I feel like there is somewhat of a double-standard in place here as no one complained when Adam Levine from Maroon 5 showed off his sculpted figure last year. 

What about what women like Cher, Shania Twain, Dolly Parton, Selena and Madonna wore in the yesteryear?

Let’s take it from my teenage generation; women like Christina Aguilera, Britney Spears, Jennifer Lopez and Beyoncé?

Performers dressing risqué is nothing new. In regards to “J’Lo,” she has been one breeze away from a red carpet wardrobe malfunction since the turn of the century.

That being said, if the children, especially little girls, watching use them as their role models, we are failing as parents and Christian parents. 

Celebrities, good or bad, should not be the role models for our children. It should be the parents and in Christian homes, our Lord and Savior Jesus Christ.

As seeming “good guys” players like Peyton Manning, Patrick Mahomes and many others are, it is up to me to raise my sons to be respectful young men and to realize women are not to be ogled like many were to Lopez and Shakira. 

The second children look to celebrities to be role models for character, there may be a problem. 

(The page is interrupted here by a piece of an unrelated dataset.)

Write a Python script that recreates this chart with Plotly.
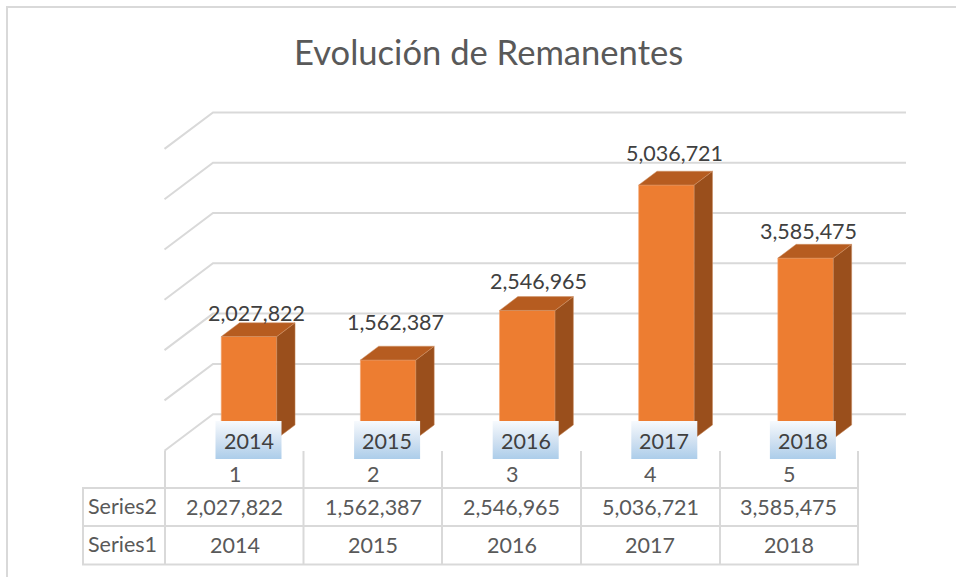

This sets the child up for false expectations because things always seem to come easy for these celebrities and athletes. That’s not to say parents can’t use certain stories and characteristics of the players as life lessons. 

Obviously as Christian parents, it’s up to us to feed our children doses of the Word, and more than what they get at Sunday school. The ultimate role model in a Christian house-hold should be Jesus Christ.

I agree that the performers should have been dressed a little bit more conservative, but the world will always be the “world.” But it’s up to us as “the church” to raise our children and show them the ultimate role model.